El pasado domingo, además de ser la primera vuelta presidencial, fue el debut del nuevo sistema de elecciones parlamentarias. La nueva fórmula ―D’Hont― tenía la ilusión de corregir los problemas que acarreaba el sistema binominal desde el retorno a la democracia: un Congreso con distorsiones de representatividad y el statu quo de los políticos de siempre (el duopolio, en palabras de MEO). Pero el nuevo sistema, lejos de solucionar los problemas del binominal, los acentuó.

En términos de representatividad, los resultados del domingo hablan por sí solos: mientras en 2013 el sistema binominal permitió la llegada de 13 parlamentarios “arrastrados” ―dejando afuera candidatos con mayor representación―, las elecciones de la semana pasada permitieron la llegada de 36. ¿Cómo se explica esto? Pues, mientras el binominal permitía el “arrastre” por pacto electoral, el nuevo sistema permite además el “arrastre” dentro de cada pacto. Así es como, por ejemplo, en el distrito 10 los candidatos Natalia Castillo y Gonzalo Winter, lograron un cupo con un 1% y 1,2% respectivamente, algo así como la votación promedio de un concejal electo de las comunas de ese distrito.

La defensa del Frente Amplio ante tales distorsiones es que, sumando las votaciones de todos los candidatos de su pacto, su representación es mayor a los escaños obtenidos. Esto es cierto, sin embargo, omiten la parte que muestra que el 90% de sus candidatos obtuvo menos de un 5% de representación en sus respectivos distritos y circunscripciones, y algo más del 7% obtuvo más de 10%. Por ello que si el sistema hubiese sido el binominal tendrían ahora 12 diputados menos, y si hubiese sido uno proporcional serían ocho diputados menos. Así las cosas, el nuevo sistema es un traje a la medida del Frente Amplio: un sistema que permite la representación de minorías, toda vez que estas estén agrupadas en un gran pacto.

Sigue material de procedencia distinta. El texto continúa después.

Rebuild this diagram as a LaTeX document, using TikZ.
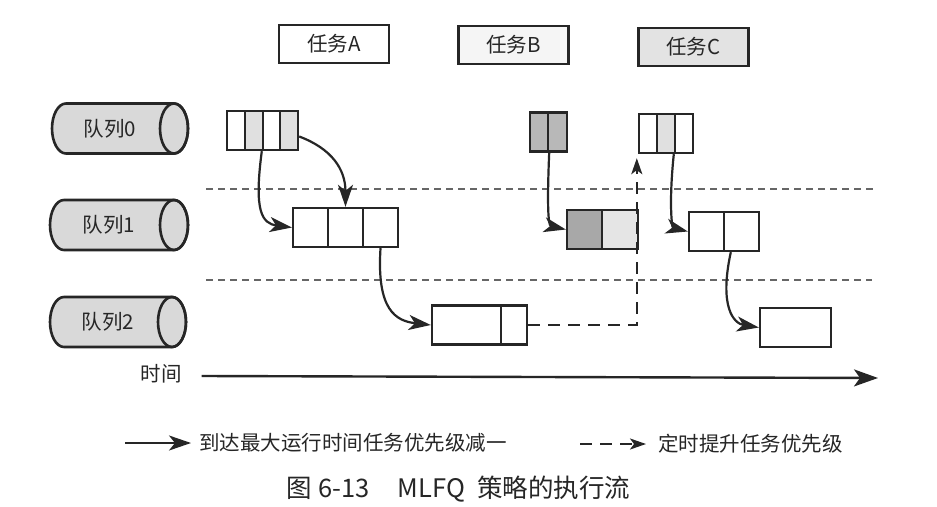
\documentclass[tikz,border=0pt]{standalone}
\usepackage{fontspec}
\setmainfont{Noto Sans CJK SC}
\usetikzlibrary{arrows.meta,calc}
\definecolor{lt}{gray}{0.88}
\definecolor{md}{gray}{0.72}
\definecolor{dk}{gray}{0.66}
\definecolor{cyl}{gray}{0.85}
\definecolor{ink}{gray}{0.15}
\newcommand\mlfqcyl[5]{%
  \path[fill=cyl,draw=ink,line width=2.6pt] (#3-14,#4-25) -- (#2+14,#4-25)
    arc[start angle=270,end angle=90,x radius=14,y radius=25] -- (#3-14,#4+25)
    arc[start angle=90,end angle=-90,x radius=14,y radius=25] -- cycle;
  \draw[ink,line width=2.6pt] (#3-14,#4) ellipse[x radius=14,y radius=25];
  \node[lbl] (#1) at ({(#2+#3)/2-10},#4) {#5};
}
\begin{document}
\begin{tikzpicture}[x=1pt,y=-1pt,
  lbl/.style={inner sep=0pt,text=ink,font=\fontsize{20.5}{24}\selectfont},
  cell/.style={draw=ink,line width=2.4pt,minimum height=39pt,inner sep=0pt,fill=white},
  taskbox/.style={draw=ink,line width=2.4pt,minimum width=110pt,minimum height=38pt,inner sep=0pt,text=ink,font=\fontsize{20.5}{24}\selectfont},
  sep/.style={draw=black!60,line width=1.3pt,dash pattern=on 7pt off 5pt},
  tipA/.tip={Stealth[length=22pt,width=15pt,inset=6pt]},
  tipB/.tip={Stealth[length=16pt,width=11pt,inset=4pt]},
  tipC/.tip={Stealth[length=24pt,width=17pt,inset=6pt]},
  flow/.style={draw=ink,line width=2.2pt,-tipA},
  dashflow/.style={draw=ink,line width=2pt,dash pattern=on 12pt off 8pt,-tipB},
  axis/.style={draw=ink,line width=2.4pt,-tipC}]
\useasboundingbox[fill=white] (0,0) rectangle (937,506);

% task title boxes
\node[taskbox] (tA) at (334,44) {任务A};
\node[taskbox,fill=gray!8] (tB) at (513.5,45) {任务B};
\node[taskbox,fill=gray!22] (tC) at (693.5,47) {任务C};

% queues
\mlfqcyl{q0}{52}{188}{128.5}{队列0}
\mlfqcyl{q1}{50}{188}{225}{队列1}
\mlfqcyl{q2}{50}{186}{322}{队列2}

% separators
\coordinate (s1a) at (206,189); \coordinate (s1b) at (876,189);
\coordinate (s2a) at (206,280); \coordinate (s2b) at (872,280);
\draw[sep] (s1a) -- (s1b);
\draw[sep] (s2a) -- (s2b);

% queue 0
\node[cell,minimum width=18pt] (a0a) at (236,130.5) {};
\node[cell,minimum width=18pt,fill=lt] (a0b) at (254,130.5) {};
\node[cell,minimum width=17pt] (a0c) at (271.5,130.5) {};
\node[cell,minimum width=18pt,fill=lt] (a0d) at (289,130.5) {};
\node[cell,minimum width=18pt,fill=md] (b0a) at (539,132) {};
\node[cell,minimum width=19pt,fill=md] (b0b) at (557.5,132) {};
\node[cell,minimum width=18pt] (c0a) at (648,133.5) {};
\node[cell,minimum width=18pt,fill=lt] (c0b) at (666,133.5) {};
\node[cell,minimum width=18pt] (c0c) at (684,133.5) {};

% queue 1
\node[cell,minimum width=35pt] (a1a) at (310.5,227.5) {};
\node[cell,minimum width=35pt] (a1b) at (345.5,227.5) {};
\node[cell,minimum width=35pt] (a1c) at (380.5,227.5) {};
\node[cell,minimum width=35pt,fill=dk] (b1a) at (584.5,229.5) {};
\node[cell,minimum width=36pt,fill=gray!20] (b1b) at (620,229.5) {};
\node[cell,minimum width=35pt] (c1a) at (706.5,231.5) {};
\node[cell,minimum width=35pt] (c1b) at (741.5,231.5) {};

% queue 2
\node[cell,minimum width=69pt] (a2a) at (466.5,325) {};
\node[cell,minimum width=26pt] (a2b) at (514,325) {};
\node[cell,minimum width=71pt] (c2a) at (795.5,327.5) {};

% demotion arrows
\draw[flow] (a0c.south west) .. controls +(-8,60) and +(-30,-4) .. (a1a.west);
\draw[flow] ($(a0d.east)+(0,6)$) .. controls +(32,12) and +(0,-38) .. (a1b.north);
\draw[flow] (a1c.south) .. controls +(-4,62) and +(-35,-4) .. (a2a.west);
\draw[flow] (b0a.south east) .. controls +(-2,48) and +(-18,-4) .. (b1a.west);
\draw[flow] (c0c.south west) .. controls +(-5,48) and +(-16,-4) .. (c1a.west);
\draw[flow] ($(c1b.south west)+(8,0)$) .. controls +(-12,55) and +(-25,-4) .. (c2a.west);

% boost
\draw[dashflow] (a2b.east) -| ($(c0a.south west)+(-1,4)$);

% time axis
\node[lbl] (time) at (161,374) {时间};
\coordinate (tend) at (878,378);
\draw[axis] ($(time.east)+(20,2)$) -- (tend);

% legend
\coordinate (l1s) at (125,443);
\node[lbl,anchor=west] (l1) at (199,443) {到达最大运行时间任务优先级减一};
\draw[flow] (l1s) -- ($(l1.west)+(-8,0)$);
\coordinate (l2s) at (580,444);
\node[lbl,anchor=west] (l2) at (658,444) {定时提升任务优先级};
\draw[dashflow] (l2s) -- ($(l2.west)+(-12,0)$);

% caption
\node[inner sep=0pt,anchor=west,text=ink,font=\fontsize{25.5}{30}\selectfont] (cap) at (286,489)
  {图\hspace{7pt}6-13\hspace{28pt}MLFQ\hspace{12pt}策略的执行流};
\end{tikzpicture}
\end{document}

El otro objetivo de terminar con el binominal era permitir la renovación de la política. Si bien fuimos testigos de esto, las causas podrían estar más asociadas al cambio de sistema y no a la naturaleza del nuevo sistema electoral. En otras palabras, hay razones para pensar que en las próximas elecciones y en las sucesivas no exista nuevamente tal renovación: el 75% de los parlamentarios que buscaron la reelección salieron electos. En consecuencia, la alta renovación se debe en gran parte al aumento de cupos parlamentarios ―35 en diputados y cinco, en esta pasada, de senadores― y al 33% de congresistas que no buscaron la reelección.

Así, los incentivos electorales del nuevo sistema no son muy diferentes a los del binominal: hay que agruparse en coaliciones. Y en ello está, como en el binominal, la fuente del clientelismo. Es más, la causa del rotundo fracaso del “centro liberal” y la Democracia Cristiana se debe a que rompieron con esas fuentes. En este sentido, las elecciones del pasado domingo dejaron una gran lección: la unidad hace la fuerza. Quienes vieron que el nuevo sistema iba a permitir intrusos en el Congreso estaban en lo cierto, pero sólo si corrían en manada. Por lo tanto, de cara al futuro, el escenario político, estimo, tenderá al mismo statu quo del binominal. Convengamos que difícilmente el centro liberal pueda tener muchos acuerdos con la DC para trazar un proyecto político, ni menos una buena idea. A lo más, podría haber cabida para una fragmentación de la derecha, pero, por el momento, nada hace pensar que ello ocurra.

En suma, el nuevo sistema electoral, a mi juicio, es peor que el binominal, toda vez que la democracia la entendamos como la vía para la representación de mayorías en vez de minorías. Así, el nuevo sistema consolidó el quiebre de la izquierda, la extremó y permitió la irrupción de una nueva red clientelar. Vaya cambio.